Gebühren werden auch im Hort verlangt. Dass diese Betreuungsform sehr gefragt ist, hängt mit den Öffnungszeiten zusammen. Während die Angebote an den Schulen in den Ferien pausieren, decken die Horte einen guten Teil der unterrichtsfreien Zeit ab. Auch in Hinblick auf den
Rechtsanspruch plant die Stadt bei Baumaßnahmen gleich Hortplätze mit. So sind in dem Neubau der Haunstetter Johann-Strauß-Schule insgesamt acht Gruppen vorgesehen.

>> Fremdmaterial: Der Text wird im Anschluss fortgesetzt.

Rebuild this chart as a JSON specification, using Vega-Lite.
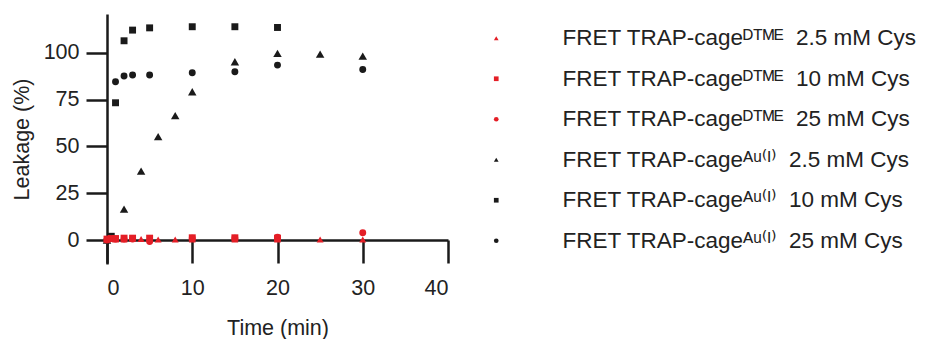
{
  "$schema": "https://vega.github.io/schema/vega-lite/v6.json",
  "width": 341,
  "height": 250,
  "autosize": {"type": "none"},
  "padding": {"left": 107, "top": 14, "right": 480, "bottom": 75},
  "background": "white",
  "config": {
    "font": "Liberation Sans",
    "view": {"stroke": null},
    "axis": {
      "grid": false,
      "domainColor": "#1a1a1a",
      "domainWidth": 2.5,
      "tickColor": "#1a1a1a",
      "tickWidth": 2.5,
      "labelFont": "Liberation Sans",
      "labelFontSize": 21.5,
      "labelColor": "#222222",
      "titleFont": "Liberation Sans",
      "titleFontSize": 21.5,
      "titleFontWeight": "normal",
      "titleColor": "#222222"
    }
  },
  "data": {
    "values": [
      {"t": 0, "v": 0, "s": "A2.5"},
      {"t": 2, "v": 16.5, "s": "A2.5"},
      {"t": 4, "v": 36.8, "s": "A2.5"},
      {"t": 6, "v": 55.2, "s": "A2.5"},
      {"t": 8, "v": 66.4, "s": "A2.5"},
      {"t": 10, "v": 79.2, "s": "A2.5"},
      {"t": 15, "v": 95.2, "s": "A2.5"},
      {"t": 20, "v": 99.7, "s": "A2.5"},
      {"t": 25, "v": 99.3, "s": "A2.5"},
      {"t": 30, "v": 98.2, "s": "A2.5"},
      {"t": 0.5, "v": 2, "s": "A10"},
      {"t": 1, "v": 73.3, "s": "A10"},
      {"t": 2, "v": 106.4, "s": "A10"},
      {"t": 3, "v": 112.1, "s": "A10"},
      {"t": 5, "v": 113.3, "s": "A10"},
      {"t": 10, "v": 113.9, "s": "A10"},
      {"t": 15, "v": 113.9, "s": "A10"},
      {"t": 20, "v": 113.5, "s": "A10"},
      {"t": 0, "v": 0, "s": "A25"},
      {"t": 1, "v": 84.5, "s": "A25"},
      {"t": 2, "v": 87.6, "s": "A25"},
      {"t": 3, "v": 88.1, "s": "A25"},
      {"t": 5, "v": 88.1, "s": "A25"},
      {"t": 10, "v": 89.3, "s": "A25"},
      {"t": 15, "v": 89.9, "s": "A25"},
      {"t": 20, "v": 93.4, "s": "A25"},
      {"t": 30, "v": 91.1, "s": "A25"},
      {"t": 0, "v": 0.3, "s": "D2.5"},
      {"t": 1, "v": 0.3, "s": "D2.5"},
      {"t": 2, "v": 0.3, "s": "D2.5"},
      {"t": 4, "v": 0.5, "s": "D2.5"},
      {"t": 6, "v": 0.3, "s": "D2.5"},
      {"t": 8, "v": 0.3, "s": "D2.5"},
      {"t": 10, "v": 0.3, "s": "D2.5"},
      {"t": 15, "v": 0.3, "s": "D2.5"},
      {"t": 20, "v": 0.3, "s": "D2.5"},
      {"t": 25, "v": 0.3, "s": "D2.5"},
      {"t": 30, "v": 0.3, "s": "D2.5"},
      {"t": 0, "v": 0.5, "s": "D10"},
      {"t": 0.5, "v": 0.8, "s": "D10"},
      {"t": 1, "v": 0.8, "s": "D10"},
      {"t": 2, "v": 1, "s": "D10"},
      {"t": 3, "v": 1, "s": "D10"},
      {"t": 5, "v": 1, "s": "D10"},
      {"t": 10, "v": 1.2, "s": "D10"},
      {"t": 15, "v": 1.2, "s": "D10"},
      {"t": 20, "v": 1, "s": "D10"},
      {"t": 0, "v": 0, "s": "D25"},
      {"t": 1, "v": 0.5, "s": "D25"},
      {"t": 2, "v": 0.5, "s": "D25"},
      {"t": 3, "v": 0.5, "s": "D25"},
      {"t": 5, "v": -0.8, "s": "D25"},
      {"t": 10, "v": 1, "s": "D25"},
      {"t": 15, "v": 1, "s": "D25"},
      {"t": 20, "v": 1.5, "s": "D25"},
      {"t": 30, "v": 3.9, "s": "D25"}
    ]
  },
  "encoding": {
    "x": {
      "field": "t",
      "type": "quantitative",
      "scale": {"domain": [0, 40], "nice": false, "zero": false},
      "axis": {
        "title": "Time (min)",
        "values": [0, 10, 20, 30, 40],
        "offset": -24,
        "tickSize": 23,
        "labelPadding": 14,
        "titlePadding": 19
      }
    },
    "y": {
      "field": "v",
      "type": "quantitative",
      "scale": {"domain": [-12.8, 120.7], "nice": false, "zero": false},
      "axis": {
        "title": "Leakage (%)",
        "values": [0, 25, 50, 75, 100],
        "tickSize": 21,
        "labelPadding": 7,
        "titlePadding": 10
      }
    },
    "color": {
      "field": "s",
      "type": "nominal",
      "scale": {
        "domain": ["D2.5", "D10", "D25", "A2.5", "A10", "A25"],
        "range": ["#e41e26", "#e41e26", "#e41e26", "#1a1a1a", "#1a1a1a", "#1a1a1a"]
      },
      "legend": {
        "title": null,
        "orient": "none",
        "legendX": 378,
        "legendY": 13,
        "padding": 0,
        "symbolSize": 22,
        "symbolType": "circle",
        "labelOffset": 55,
        "labelFont": "Liberation Sans, DejaVu Sans",
        "labelFontSize": 22.5,
        "labelColor": "#222222",
        "labelLimit": 500,
        "rowPadding": 17.5,
        "labelExpr": "{'D2.5': 'FRET TRAP-cageᴰᵀᴹᴱ\u00a0\u00a02.5 mM Cys', 'D10': 'FRET TRAP-cageᴰᵀᴹᴱ\u00a0\u00a010 mM Cys', 'D25': 'FRET TRAP-cageᴰᵀᴹᴱ\u00a0\u00a025 mM Cys', 'A2.5': 'FRET TRAP-cageᴬᵘ⁽ᴵ⁾\u00a0\u00a02.5 mM Cys', 'A10': 'FRET TRAP-cageᴬᵘ⁽ᴵ⁾\u00a0\u00a010 mM Cys', 'A25': 'FRET TRAP-cageᴬᵘ⁽ᴵ⁾\u00a0\u00a025 mM Cys'}[datum.label]"
      }
    },
    "shape": {
      "field": "s",
      "type": "nominal",
      "scale": {
        "domain": ["D2.5", "D10", "D25", "A2.5", "A10", "A25"],
        "range": ["triangle-up", "square", "circle", "triangle-up", "square", "circle"]
      }
    }
  },
  "layer": [
    {
      "transform": [{"filter": "datum.s === 'A2.5'"}],
      "mark": {"type": "point", "filled": true, "opacity": 1, "size": 72}
    },
    {
      "transform": [{"filter": "datum.s !== 'A2.5'"}],
      "mark": {"type": "point", "filled": true, "opacity": 1, "size": 48}
    }
  ]
}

Zurück zum Schulstart, wo sich ein Bayerntrend in Augsburg zu bestätigen scheint: Während die Anzahl der Mittelschüler (4883) im Vergleich zum Vorjahr stagniert, legen die Grundschulen zu. 9314 Kinder werden ab Dienstag eine Augsburger Grundschule besuchen, 219 mehr als im vergangenen Jahr. Allein 2422 Erstklässler zählt Augsburg. Die Zunahme habe mehrere Ursachen, angefangen von Zuzügen bis hin zu mehr Geburten, heißt es vonseiten des Schulamts. Ein besonderer Schüleranstieg sei im Stadtteil Lechhausen festzustellen, sagt Dennerle. Dass sich die Lage an der Grundschule Kriegshaber – im Sprengel liegt das Neubaugebiet Reese-Areal – entspannt habe, liege an der nahe gelegenen neuen, von der katholischen Kirche betriebenen Bischof-UlrichGrundschule.
Sowohl an den Grund- als auch den Mittelschulen sind die Klassen minimal größer geworden. In den Jahrgangsstufen 1 bis 4 werden im Schnitt etwa 20 Kinder gemeinsam unterrichtet, an der Mittelschule sind 19. Normalerweise wären die Klassen um einiges stärker. Hier greift ein besonderes Instrument: In allen Jahrgangsstufen einer Schule, in denen mehr als die Hälfte der Kinder Migrationshintergrund hat, werden bei Bedarf zusätzliche Klassen gebildet, damit keine Klasse mehr als 25 Schüler hat. Das sind sehr viele, denn an den staatlichen Grundschulen beträgt der Migrationsanteil im Schnitt gut 66 Prozent, an den Mittelschulen haben sogar fast 81 Prozent der Kinder und Jugendlichen ihre Wurzeln im Ausland.